Reporter: Dani Prasetya |
JAKARTA. Penurunan tarif impor yang berlaku di lingkup negara anggota ASEAN tidak memberikan keuntungan bagi industri Indonesia. Sebab, pemberlakukan tarif Common Effective Preferential Tariff (CEPT) justru malah memperbesar defisit neraca perdagangan Indonesia.
Dirjen Kerjasama Industri Internasional Kementerian Perindustrian Agus Tjahajana mengutarakan, tren perdagangan ASEAN menunjukkan penurunan bea masuk malah makin memperbesar defisit neraca perdagangan Indonesia.
Pada 2010, Indonesia tercatat memiliki defisit mencapai US$5,6 miliar. Angka itu meningkat dibanding tahun sebelumnya sebesar US$3,1 miliar. Selama kurun waktu 2007-2010, lanjutnya, terjadi peningkatan defisit untuk kelompok produk industri sejalan dengan penurunan bea masuk.
"Hal ini menunjukkan produk industri Indonesia tidak dapat mengambil keuntungan dari diberlakukannya penurunan tarif impor di negara ASEAN," katanya, Jumat (2/9).
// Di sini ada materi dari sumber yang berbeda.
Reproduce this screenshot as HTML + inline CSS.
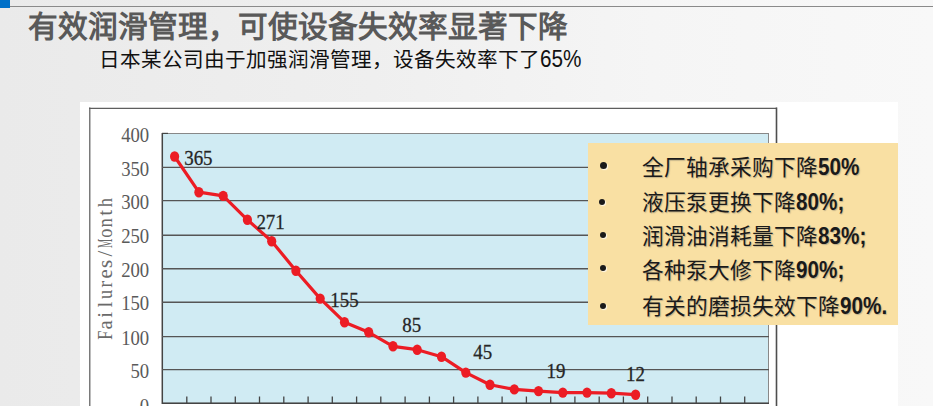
<!DOCTYPE html>
<html lang="zh-CN"><head><meta charset="utf-8">
<style>
html,body{margin:0;padding:0;}
body{width:933px;height:406px;overflow:hidden;position:relative;font-family:"Liberation Sans",sans-serif;
background:linear-gradient(90deg,#eaeaea 0%,#efefef 40%,#f5f5f5 70%,#f8f8f8 100%);}
.bluesq{position:absolute;left:0;top:0;width:10px;height:8px;background:#0070c8;}
.topline{position:absolute;left:10px;top:6px;width:923px;height:1px;background:#8a8a8a;}
.title{position:absolute;left:27.8px;top:6.5px;font-size:29.7px;font-weight:900;color:#595959;white-space:nowrap;line-height:40px;}
.sub{position:absolute;left:98.8px;top:45px;font-size:20.6px;color:#111;white-space:nowrap;line-height:28px;}
.sub .d{display:inline-block;font-size:23px;transform:scaleX(0.9);transform-origin:0 0;}
.white{position:absolute;left:80px;top:101.5px;width:818px;height:305px;background:#fff;}
svg{position:absolute;left:0;top:0;}
.ybox{position:absolute;left:588px;top:142.5px;width:310px;height:182px;background:#f9e0a3;}
.ln{position:absolute;left:0;white-space:nowrap;color:#1a1a1a;text-shadow:1px 1px 1px rgba(90,90,90,0.35);}
.ln{font-size:21.7px;line-height:26px;font-weight:500;}
.ln b{font-weight:700;font-size:23.5px;display:inline-block;transform:scaleX(0.88);transform-origin:0 0;vertical-align:baseline;}
.bul{position:absolute;width:6px;height:6px;border-radius:50%;background:#1a1a1a;box-shadow:1px 1px 1px rgba(255,255,255,0.8);}
</style></head><body>
<div class="bluesq"></div>
<div class="topline"></div>
<div class="title">有效润滑管理，可使设备失效率显著下降</div>
<div class="sub">日本某公司由于加强润滑管理，设备失效率下了<span class="d">65%</span></div>
<div class="white"></div>
<svg width="933" height="406" viewBox="0 0 933 406">
  <line x1="89.75" y1="107.5" x2="89.75" y2="406" stroke="#7a7a7a" stroke-width="1.5"/>
  <line x1="89" y1="108.3" x2="777" y2="108.3" stroke="#5e5e5e" stroke-width="1.3"/>
  <line x1="776.5" y1="107.6" x2="776.5" y2="406" stroke="#4e4e4e" stroke-width="1.6"/>
  <rect x="162.5" y="133.5" width="606" height="269.8" fill="#d0ebf3" stroke="#888" stroke-width="1"/>
  <line x1="162.3" y1="133" x2="162.3" y2="404" stroke="#444" stroke-width="1.5"/>
  <line x1="162" y1="133.4" x2="168" y2="133.4" stroke="#444" stroke-width="1.2"/>
  <line x1="162" y1="403.3" x2="769" y2="403.3" stroke="#444" stroke-width="1.5"/>
  <g stroke="#555" stroke-width="1.4"><line x1="162" y1="167.4" x2="769" y2="167.4"/><line x1="162" y1="200.6" x2="769" y2="200.6"/><line x1="162" y1="235.2" x2="769" y2="235.2"/><line x1="162" y1="268.8" x2="769" y2="268.8"/><line x1="162" y1="302.2" x2="769" y2="302.2"/><line x1="162" y1="336.6" x2="769" y2="336.6"/><line x1="162" y1="369.6" x2="769" y2="369.6"/></g>
  <g stroke="#444" stroke-width="1.3"><line x1="186.8" y1="396.5" x2="186.8" y2="403"/><line x1="211.0" y1="396.5" x2="211.0" y2="403"/><line x1="235.3" y1="396.5" x2="235.3" y2="403"/><line x1="259.5" y1="396.5" x2="259.5" y2="403"/><line x1="283.8" y1="396.5" x2="283.8" y2="403"/><line x1="308.1" y1="396.5" x2="308.1" y2="403"/><line x1="332.3" y1="396.5" x2="332.3" y2="403"/><line x1="356.6" y1="396.5" x2="356.6" y2="403"/><line x1="380.8" y1="396.5" x2="380.8" y2="403"/><line x1="405.1" y1="396.5" x2="405.1" y2="403"/><line x1="429.4" y1="396.5" x2="429.4" y2="403"/><line x1="453.6" y1="396.5" x2="453.6" y2="403"/><line x1="477.9" y1="396.5" x2="477.9" y2="403"/><line x1="502.1" y1="396.5" x2="502.1" y2="403"/><line x1="526.4" y1="396.5" x2="526.4" y2="403"/><line x1="550.7" y1="396.5" x2="550.7" y2="403"/><line x1="574.9" y1="396.5" x2="574.9" y2="403"/><line x1="599.2" y1="396.5" x2="599.2" y2="403"/><line x1="623.4" y1="396.5" x2="623.4" y2="403"/><line x1="647.7" y1="396.5" x2="647.7" y2="403"/><line x1="672.0" y1="396.5" x2="672.0" y2="403"/><line x1="696.2" y1="396.5" x2="696.2" y2="403"/><line x1="720.5" y1="396.5" x2="720.5" y2="403"/><line x1="744.7" y1="396.5" x2="744.7" y2="403"/></g>
  <polyline fill="none" stroke="#ec1c24" stroke-width="3.2" stroke-linejoin="round" points="174.6,156.5 198.9,192.2 223.2,195.9 247.4,219.8 271.7,241.2 295.9,270.8 320.2,298.6 344.5,322.2 368.7,332.3 393.0,346.3 417.2,349.7 441.5,356.7 465.8,372.6 490.0,384.7 514.3,389.4 538.5,391.1 562.8,392.6 587.0,392.6 611.3,393.2 635.6,394.7"/>
  <g fill="#ec1c24"><ellipse cx="174.6" cy="156.5" rx="4.6" ry="5.2"/><ellipse cx="198.9" cy="192.2" rx="4.6" ry="5.2"/><ellipse cx="223.2" cy="195.9" rx="4.6" ry="5.2"/><ellipse cx="247.4" cy="219.8" rx="4.6" ry="5.2"/><ellipse cx="271.7" cy="241.2" rx="4.6" ry="5.2"/><ellipse cx="295.9" cy="270.8" rx="4.6" ry="5.2"/><ellipse cx="320.2" cy="298.6" rx="4.6" ry="5.2"/><ellipse cx="344.5" cy="322.2" rx="4.6" ry="5.2"/><ellipse cx="368.7" cy="332.3" rx="4.6" ry="5.2"/><ellipse cx="393.0" cy="346.3" rx="4.6" ry="5.2"/><ellipse cx="417.2" cy="349.7" rx="4.6" ry="5.2"/><ellipse cx="441.5" cy="356.7" rx="4.6" ry="5.2"/><ellipse cx="465.8" cy="372.6" rx="4.6" ry="5.2"/><ellipse cx="490.0" cy="384.7" rx="4.6" ry="5.2"/><ellipse cx="514.3" cy="389.4" rx="4.6" ry="5.2"/><ellipse cx="538.5" cy="391.1" rx="4.6" ry="5.2"/><ellipse cx="562.8" cy="392.6" rx="4.6" ry="5.2"/><ellipse cx="587.0" cy="392.6" rx="4.6" ry="5.2"/><ellipse cx="611.3" cy="393.2" rx="4.6" ry="5.2"/><ellipse cx="635.6" cy="394.7" rx="4.6" ry="5.2"/></g>
  <g font-family="Liberation Serif" font-size="21.5" fill="#5a5a5a" text-anchor="end"><text transform="translate(149.2,141.6) scale(0.87,1)">400</text><text transform="translate(149.2,175.6) scale(0.87,1)">350</text><text transform="translate(149.2,208.8) scale(0.87,1)">300</text><text transform="translate(149.2,243.4) scale(0.87,1)">250</text><text transform="translate(149.2,277.0) scale(0.87,1)">200</text><text transform="translate(149.2,310.4) scale(0.87,1)">150</text><text transform="translate(149.2,344.8) scale(0.87,1)">100</text><text transform="translate(149.2,377.8) scale(0.87,1)">50</text><text transform="translate(149.2,412.8) scale(0.87,1)">0</text></g>
  <g font-family="Liberation Serif" font-size="21.5" fill="#262626" stroke="#262626" stroke-width="0.3"><text transform="translate(184.2,164.8) scale(0.88,1)">365</text><text transform="translate(256.4,229.3) scale(0.88,1)">271</text><text transform="translate(330.3,307.2) scale(0.88,1)">155</text><text transform="translate(402.2,331.5) scale(0.88,1)">85</text><text transform="translate(473.3,359.0) scale(0.88,1)">45</text><text transform="translate(546.6,377.6) scale(0.88,1)">19</text><text transform="translate(626.1,381.4) scale(0.88,1)">12</text></g>
  <g transform="translate(112.4,268.9) rotate(-90)" font-family="Liberation Serif" font-size="21" fill="#6a6a6a" text-anchor="middle"><text transform="translate(-66.30,0) scale(0.788,1)">F</text><text transform="translate(-56.10,0) scale(0.987,1)">a</text><text transform="translate(-45.90,0) scale(1.000,1)">i</text><text transform="translate(-35.70,0) scale(1.000,1)">l</text><text transform="translate(-25.50,0) scale(0.876,1)">u</text><text transform="translate(-15.30,0) scale(1.000,1)">r</text><text transform="translate(-5.10,0) scale(0.987,1)">e</text><text transform="translate(5.10,0) scale(1.000,1)">s</text><text transform="translate(15.30,0) scale(1.000,1)">/</text><text transform="translate(25.50,0) scale(0.493,1)">M</text><text transform="translate(35.70,0) scale(0.876,1)">o</text><text transform="translate(45.90,0) scale(0.876,1)">n</text><text transform="translate(56.10,0) scale(1.000,1)">t</text><text transform="translate(66.30,0) scale(0.876,1)">h</text></g>
</svg>
<div class="ybox">
  <div class="bul" style="left:12px;top:19px;width:7px;height:7px"></div>
  <div class="bul" style="left:11px;top:56.5px"></div>
  <div class="bul" style="left:11.6px;top:89.5px"></div>
  <div class="bul" style="left:11.6px;top:122px"></div>
  <div class="bul" style="left:11.6px;top:160.5px"></div>
  <div class="ln" style="top:11.2px;left:54px">全厂轴承采购下降<b>50%</b></div>
  <div class="ln" style="top:46.8px;left:54px">液压泵更换下降<b>80%;</b></div>
  <div class="ln" style="top:80px;left:54px">润滑油消耗量下降<b>83%;</b></div>
  <div class="ln" style="top:114px;left:54px">各种泵大修下降<b>90%;</b></div>
  <div class="ln" style="top:150.6px;left:54px">有关的磨损失效下降<b>90%.</b></div>
</div>
</body></html>
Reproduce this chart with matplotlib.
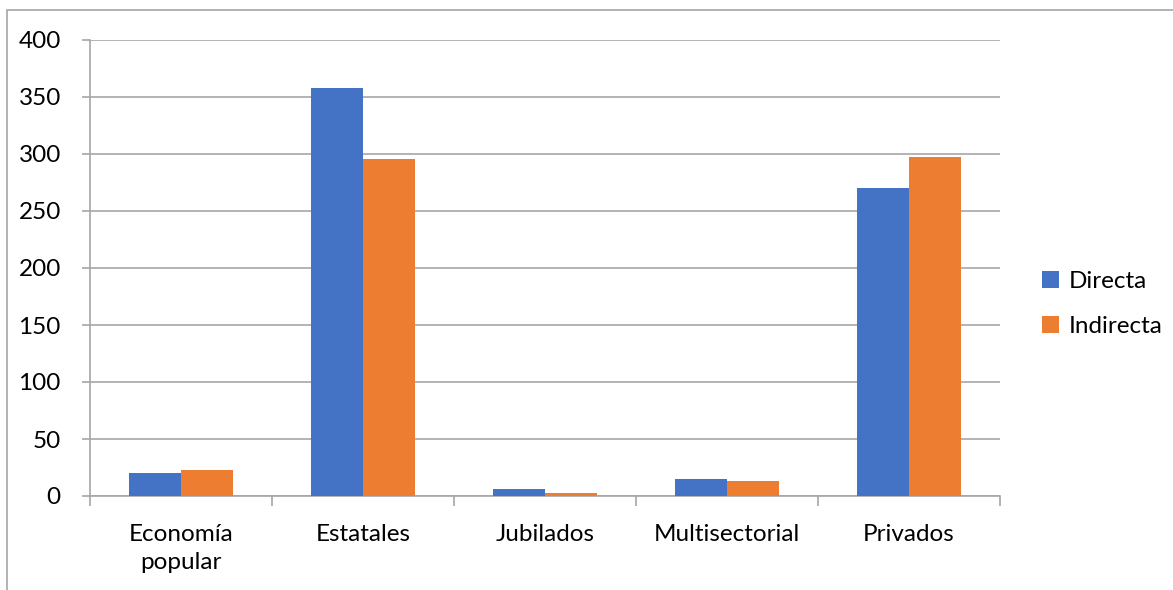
import numpy as np
import matplotlib.pyplot as plt
from matplotlib.patches import Rectangle

plt.rcParams['font.family'] = ['Lato', 'DejaVu Sans']

categorias = ['Economía\npopular', 'Estatales', 'Jubilados', 'Multisectorial', 'Privados']
directa = [20, 358, 6, 15, 270]
indirecta = [23, 296, 3, 13, 297]
yticks = [0, 50, 100, 150, 200, 250, 300, 350, 400]

W, H = 1173, 590
fig = plt.figure(figsize=(W / 100, H / 100), dpi=100)
ax = fig.add_axes([90 / W, 94 / H, 910 / W, 456 / H])

# marco del área del gráfico
fig.patches.append(Rectangle((7 / W, -0.1), 1.2, 1 - 10 / H + 0.1,
                             transform=fig.transFigure, fill=False,
                             edgecolor='#a6a6a6', linewidth=1.2))

x = np.arange(len(categorias))
w = 0.286
ax.bar(x - w / 2, directa, w, color='#4472c4', label='Directa', zorder=3)
ax.bar(x + w / 2, indirecta, w, color='#ed7d31', label='Indirecta', zorder=3)

ax.set_xlim(-0.5, len(categorias) - 0.5)
ax.set_ylim(0, 400)
ax.set_yticks(yticks)
ax.yaxis.grid(True, color='#b3b3b3', linewidth=1.4, zorder=0)
ax.tick_params(axis='y', length=6, width=1.2, color='#a6a6a6',
               labelsize=17.5, pad=15)

ax.set_xticks(x)
ax.set_xticklabels(categorias, fontsize=17.5, linespacing=1.4)
ax.set_xticks(np.arange(len(categorias) + 1) - 0.5, minor=True)
ax.tick_params(axis='x', which='major', length=0, pad=20)
ax.tick_params(axis='x', which='minor', length=7, width=1.2, color='#a6a6a6')

for s in ['top', 'right']:
    ax.spines[s].set_visible(False)
for s in ['left', 'bottom']:
    ax.spines[s].set_color('#a6a6a6')
    ax.spines[s].set_linewidth(1.2)
ax.set_axisbelow(True)

ax.legend(loc='center left', bbox_to_anchor=(1020 / W, 1 - 304 / H),
          bbox_transform=fig.transFigure, frameon=False, fontsize=17.5,
          handlelength=0.7, handleheight=0.7, handletextpad=0.4,
          labelspacing=1.0)

fig.savefig('out.png', dpi=100)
Tarif CEPT, seperti diketahui, merupakan tarif yang berlaku untuk negara anggota ASEAN yang meliputi Indonesia, Brunei Darussalam, Kamboja, Laos, Malaysia, Myanmar, Philipina, Singapura, Thailand, dan Vietnam. Tarif itu diberlakukan sebesar 0%.
Pada 2010, jumlah produk yang masih dikenai tarif bea masuk hanya tersisa 84 produk. Jumlah itu hanya sekitar 1% dari total produk. Jumlah produk yang masuk dikenakan bea masuk sudah jauh berkurang ketimbang kondisi 2009 yang masih sekitar 1.810 produk.
Sama halnya dengan penerapan tarif Multi Favoured Nation (MFN). Dia menyebut, tarif yang berlaku untuk negara yang tidak memiliki perjanjian perdagangan dengan Indonesia itu berdampak besar terhadap angka impor produk industri Indonesia.
Pada 2007, impor produk industri tercatat sebesar US$48 miliar atau 72% dari total impor. Selanjutnya, angka itu meningkat hingga US$92 miliar pada 2008. Impor sempat turun pada 2009 menjadi US$72 miliar sebagai imbas krisis ekonomi global yang terjadi pada akhir 2009. Namun, angka itu melonjak lagi hingga US$101 miliar pada 2010. Pada periode itu rasio produk industri meningkat hingga 75% dibandingkan kondisi 2007.
Lantaran adanya program harmonisasi tarif bea masuk pada 2010, kini tersisa 11% dari total produk yang dikenai tarif bea masuk 0% atau lebih rendah dari tahun sebelumnya sekitar 24%. "Jumlah produk yang masih dikenai tarif bea masuk pada 2010 sebanyak 7.816 produk," ujarnya.